Q: But why did the Russian Prosecutor General’s Office not take any action about Mikhail Gorbachev. Why was he not brought to criminal responsibility?


A: The book I’m the author of makes a mention of the fact that Gorbachev received a bribe from the Korean president. That is a fact that is not paid much attention to. This fact alone would be enough to bring Gorbachev to criminal responsibility. Moreover, the last chairman of the USSR KGB Vadim Bakatin sold to Americans at a billion dollars an audio system which had not been seen before. This all was treason against the homeland. The current Russian leadership has a tradition of not criticizing the previous leadership. Are you not wondering why the Russian Prosecutor General’s Office does not open a criminal case against Gorbachev.
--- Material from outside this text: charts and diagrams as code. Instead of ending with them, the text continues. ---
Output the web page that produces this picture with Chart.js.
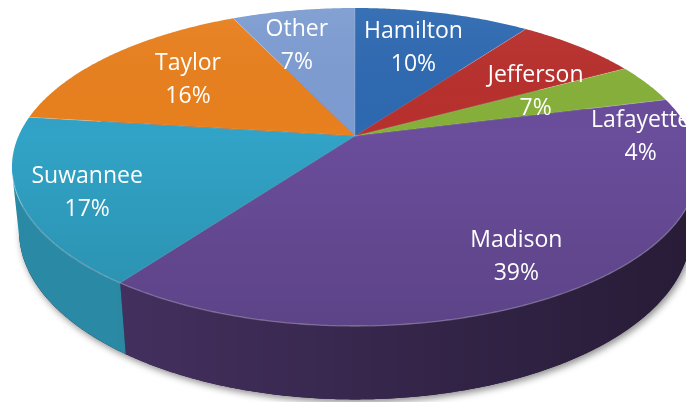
<!DOCTYPE html>
<html>
<head>
<meta charset="utf-8">
<style>
  html, body { margin: 0; padding: 0; background: #ffffff; }
  canvas { display: block; }
</style>
<script src="https://cdn.jsdelivr.net/npm/chart.js@4.4.1/dist/chart.umd.min.js"></script>
</head>
<body>
<canvas id="chart" width="686" height="402"></canvas>
<script>
// County shares (percent)
const counties = ['Hamilton', 'Jefferson', 'Lafayette', 'Madison', 'Suwannee', 'Taylor', 'Other'];
const shares = [10, 7, 4, 39, 17, 16, 7];

// Slice styling: top face colour and side wall colour
const topColors  = ['#2E69B1', '#B8302D', '#86B03A', '#6A4D9B', '#31A3C6', '#E8801E', '#7D9CD1'];
const sideColors = ['#24528B', '#8E2422', '#66872C', '#44305F', '#2A89A4', '#B4621A', '#5F78A3'];
// Pixel nudges applied to each label after projecting its slice midpoint
const labelNudge = [[-10, 8], [8, 25], [63, 41], [0, 13], [-22, 9], [21, 6], [-10, 8]];

// Perspective camera looking down at a unit disc
const view = { cx: 355, cy: 136, kx: 1545, ky: 1575, H: 2.048, L: 4.11, depth: 0.21, labelR: 0.75 };
view.N = Math.hypot(view.H, view.L);

// theta: clockwise from the back of the disc; h: height (0 = top face)
function project(r, theta, h) {
  const x = r * Math.sin(theta), z = r * Math.cos(theta);
  const dy = h - view.H, dz = z + view.L;
  const zc = (-dy * view.H + dz * view.L) / view.N;
  const yc = (dy * view.L + dz * view.H) / view.N;
  return [view.cx + view.kx * x / zc, view.cy - view.ky * yc / zc];
}

function arcPts(t0, t1, h) {
  const n = Math.max(2, Math.ceil(Math.abs(t1 - t0) / (Math.PI / 360)));
  const pts = [];
  for (let i = 0; i <= n; i++) pts.push(project(1, t0 + (t1 - t0) * i / n, h));
  return pts;
}

function tracePath(ctx, pts) {
  ctx.beginPath();
  pts.forEach((p, i) => i ? ctx.lineTo(p[0], p[1]) : ctx.moveTo(p[0], p[1]));
  ctx.closePath();
}

const pie3d = {
  id: 'pie3d',
  beforeDatasetsDraw(chart) {
    const ctx = chart.ctx;
    const arcs = chart.getDatasetMeta(0).data;
    const ang = arcs.map(a => [a.startAngle + Math.PI / 2, a.endAngle + Math.PI / 2]);
    const vis0 = Math.acos(-1 / view.L), vis1 = 2 * Math.PI - vis0;
    const bottom = -view.depth;

    // drop shadow under the disc
    ctx.save();
    tracePath(ctx, arcPts(0, 2 * Math.PI, bottom));
    ctx.shadowColor = 'rgba(0,0,0,0.45)';
    ctx.shadowBlur = 7;
    ctx.shadowOffsetX = 2;
    ctx.shadowOffsetY = 3;
    ctx.fillStyle = '#2a1c3c';
    ctx.fill();
    ctx.restore();

    // side walls, darker towards the right
    const wallShade = ctx.createLinearGradient(110, 0, 686, 0);
    wallShade.addColorStop(0, 'rgba(0,0,0,0)');
    wallShade.addColorStop(0.5, 'rgba(0,0,0,0.22)');
    wallShade.addColorStop(1, 'rgba(0,0,0,0.42)');
    ang.forEach(([a0, a1], i) => {
      const s = Math.max(a0, vis0), e = Math.min(a1, vis1);
      if (e <= s) return;
      const pts = [...arcPts(s, e, 0), ...arcPts(e, s, bottom)];
      tracePath(ctx, pts);
      ctx.fillStyle = sideColors[i];
      ctx.fill();
      ctx.fillStyle = wallShade;
      ctx.fill();
    });

    // top faces
    const topShade = ctx.createLinearGradient(0, 8, 0, 330);
    topShade.addColorStop(0, 'rgba(255,255,255,0.05)');
    topShade.addColorStop(0.4, 'rgba(0,0,0,0)');
    topShade.addColorStop(1, 'rgba(0,0,0,0.13)');
    const apex = project(0, 0, 0);
    ang.forEach(([a0, a1], i) => {
      const pts = [apex, ...arcPts(a0, a1, 0)];
      tracePath(ctx, pts);
      ctx.fillStyle = topColors[i];
      ctx.fill();
      ctx.fillStyle = topShade;
      ctx.fill();
    });
    // slice separators
    ctx.save();
    ctx.strokeStyle = 'rgba(255,255,255,0.18)';
    ctx.lineWidth = 1;
    ang.forEach(([a0]) => {
      const p = project(1, a0, 0);
      ctx.beginPath();
      ctx.moveTo(apex[0], apex[1]);
      ctx.lineTo(p[0], p[1]);
      ctx.stroke();
    });
    // light rim along the front edge
    const rim = arcPts(vis0, vis1, 0);
    ctx.beginPath();
    rim.forEach((p, i) => i ? ctx.lineTo(p[0], p[1]) : ctx.moveTo(p[0], p[1]));
    ctx.strokeStyle = 'rgba(255,255,255,0.28)';
    ctx.lineWidth = 1.3;
    ctx.stroke();
    ctx.restore();

    // labels
    const total = shares.reduce((a, b) => a + b, 0);
    ctx.save();
    ctx.fillStyle = '#ffffff';
    ctx.font = '23px "Open Sans", "Noto Sans", sans-serif';
    ctx.textAlign = 'center';
    ctx.textBaseline = 'middle';
    ang.forEach(([a0, a1], i) => {
      const p = project(view.labelR, (a0 + a1) / 2, 0);
      const x = p[0] + labelNudge[i][0], y = p[1] + labelNudge[i][1];
      ctx.fillText(chart.data.labels[i], x, y - 16.5);
      ctx.fillText(Math.round(shares[i] / total * 100) + '%', x, y + 16.5);
    });
    ctx.restore();
    return false;
  }
};

new Chart(document.getElementById('chart'), {
  type: 'pie',
  data: {
    labels: counties,
    datasets: [{ data: shares, backgroundColor: topColors, borderWidth: 0 }]
  },
  options: {
    responsive: false,
    animation: false,
    rotation: 0,
    plugins: { legend: { display: false }, tooltip: { enabled: false } }
  },
  plugins: [pie3d]
});
</script>
</body>
</html>
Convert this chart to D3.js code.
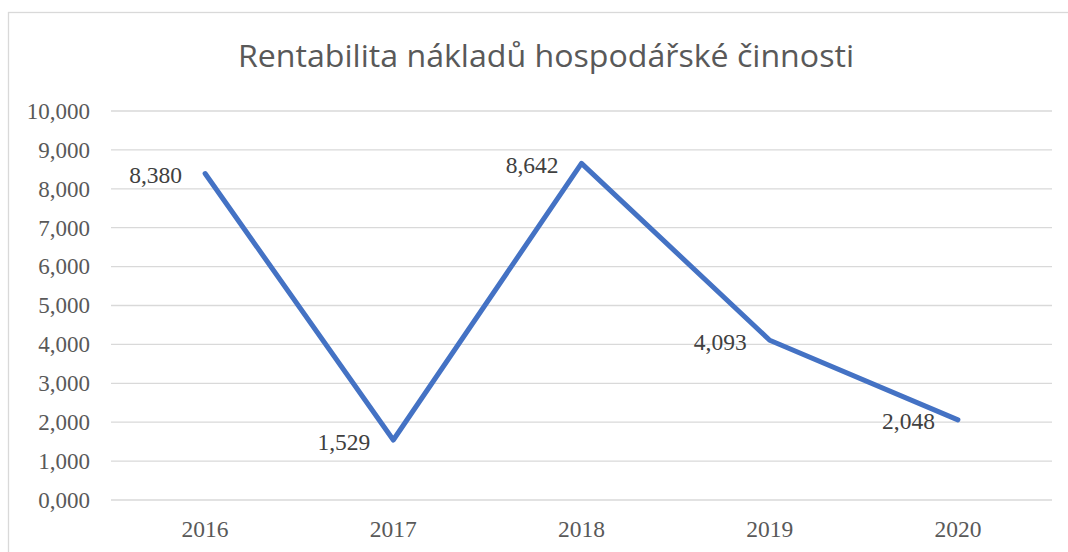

The answer lies in the fact that the Prosecutor General’s Office was not an independent body during the Soviet area, nor is it now.


Let’s go back to the Sumgayit events again. If pro-Armenian Gorbachev had so much authority, did he never make claims on Mount Agri, Kars, and other areas that Armenians claim belong to them? He couldn’t have done so; he had a different purpose. Today Armenians claim to have been subject to atrocities. If so, what should Uzbeks do about the Kyrgyz atrocities against them? The Kyrgyz mercilessly killed 550 Uzbeks during the Osh events. They took fetuses out of pregnant women’s wombs. The Sumgayit events are nothing comparable to the Osh events. I have witnessed the attitude towards Armenians in Sumgayit and all over Azerbaijan. I have witnessed how Azerbaijanis were protecting their Armenian neighbors. All this happened before my eyes.